=== Supplied material ===
↓↓↓

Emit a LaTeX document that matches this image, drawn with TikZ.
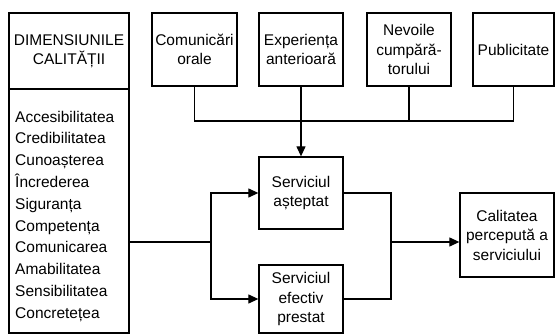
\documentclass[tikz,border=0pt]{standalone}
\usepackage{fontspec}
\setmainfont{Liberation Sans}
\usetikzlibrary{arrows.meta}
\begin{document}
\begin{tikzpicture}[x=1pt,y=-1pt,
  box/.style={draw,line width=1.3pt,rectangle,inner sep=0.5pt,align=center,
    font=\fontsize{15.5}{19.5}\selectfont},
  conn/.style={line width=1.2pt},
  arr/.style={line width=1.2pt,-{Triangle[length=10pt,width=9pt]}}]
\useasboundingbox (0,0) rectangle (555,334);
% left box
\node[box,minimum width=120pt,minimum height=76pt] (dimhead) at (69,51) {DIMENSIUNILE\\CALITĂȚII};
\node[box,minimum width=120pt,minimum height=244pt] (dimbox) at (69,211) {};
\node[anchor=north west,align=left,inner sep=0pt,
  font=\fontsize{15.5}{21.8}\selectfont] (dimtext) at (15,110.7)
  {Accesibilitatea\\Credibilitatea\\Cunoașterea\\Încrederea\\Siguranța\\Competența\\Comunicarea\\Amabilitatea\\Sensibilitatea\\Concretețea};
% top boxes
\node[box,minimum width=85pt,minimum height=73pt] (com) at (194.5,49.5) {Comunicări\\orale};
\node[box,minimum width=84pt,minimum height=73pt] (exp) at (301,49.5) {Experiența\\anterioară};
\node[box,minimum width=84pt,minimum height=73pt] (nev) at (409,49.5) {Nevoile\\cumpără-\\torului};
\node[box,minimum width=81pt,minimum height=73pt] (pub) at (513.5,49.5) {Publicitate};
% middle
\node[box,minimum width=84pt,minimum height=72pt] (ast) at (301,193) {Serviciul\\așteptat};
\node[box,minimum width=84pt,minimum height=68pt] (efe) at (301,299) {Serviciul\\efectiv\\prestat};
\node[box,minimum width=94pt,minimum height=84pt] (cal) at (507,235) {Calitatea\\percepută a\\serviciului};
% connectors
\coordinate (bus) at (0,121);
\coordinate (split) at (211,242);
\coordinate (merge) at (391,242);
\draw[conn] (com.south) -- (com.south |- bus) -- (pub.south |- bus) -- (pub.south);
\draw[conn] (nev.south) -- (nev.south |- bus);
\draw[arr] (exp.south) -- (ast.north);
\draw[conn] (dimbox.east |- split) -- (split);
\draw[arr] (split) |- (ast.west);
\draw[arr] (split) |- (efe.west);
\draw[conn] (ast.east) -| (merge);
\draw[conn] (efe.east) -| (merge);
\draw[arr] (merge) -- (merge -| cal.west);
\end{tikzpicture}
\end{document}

↑↑↑

=== Written exercise ===
Your copy of the data should match it exactly, except that pictures are left out.

=== Solution to the exercise ===
Emit a LaTeX document that matches this image, drawn with TikZ.
\documentclass[tikz,border=0pt]{standalone}
\usepackage{fontspec}
\setmainfont{Liberation Sans}
\usetikzlibrary{arrows.meta}
\begin{document}
\begin{tikzpicture}[x=1pt,y=-1pt,
  box/.style={draw,line width=1.3pt,rectangle,inner sep=0.5pt,align=center,
    font=\fontsize{15.5}{19.5}\selectfont},
  conn/.style={line width=1.2pt},
  arr/.style={line width=1.2pt,-{Triangle[length=10pt,width=9pt]}}]
\useasboundingbox (0,0) rectangle (555,334);
% left box
\node[box,minimum width=120pt,minimum height=76pt] (dimhead) at (69,51) {DIMENSIUNILE\\CALITĂȚII};
\node[box,minimum width=120pt,minimum height=244pt] (dimbox) at (69,211) {};
\node[anchor=north west,align=left,inner sep=0pt,
  font=\fontsize{15.5}{21.8}\selectfont] (dimtext) at (15,110.7)
  {Accesibilitatea\\Credibilitatea\\Cunoașterea\\Încrederea\\Siguranța\\Competența\\Comunicarea\\Amabilitatea\\Sensibilitatea\\Concretețea};
% top boxes
\node[box,minimum width=85pt,minimum height=73pt] (com) at (194.5,49.5) {Comunicări\\orale};
\node[box,minimum width=84pt,minimum height=73pt] (exp) at (301,49.5) {Experiența\\anterioară};
\node[box,minimum width=84pt,minimum height=73pt] (nev) at (409,49.5) {Nevoile\\cumpără-\\torului};
\node[box,minimum width=81pt,minimum height=73pt] (pub) at (513.5,49.5) {Publicitate};
% middle
\node[box,minimum width=84pt,minimum height=72pt] (ast) at (301,193) {Serviciul\\așteptat};
\node[box,minimum width=84pt,minimum height=68pt] (efe) at (301,299) {Serviciul\\efectiv\\prestat};
\node[box,minimum width=94pt,minimum height=84pt] (cal) at (507,235) {Calitatea\\percepută a\\serviciului};
% connectors
\coordinate (bus) at (0,121);
\coordinate (split) at (211,242);
\coordinate (merge) at (391,242);
\draw[conn] (com.south) -- (com.south |- bus) -- (pub.south |- bus) -- (pub.south);
\draw[conn] (nev.south) -- (nev.south |- bus);
\draw[arr] (exp.south) -- (ast.north);
\draw[conn] (dimbox.east |- split) -- (split);
\draw[arr] (split) |- (ast.west);
\draw[arr] (split) |- (efe.west);
\draw[conn] (ast.east) -| (merge);
\draw[conn] (efe.east) -| (merge);
\draw[arr] (merge) -- (merge -| cal.west);
\end{tikzpicture}
\end{document}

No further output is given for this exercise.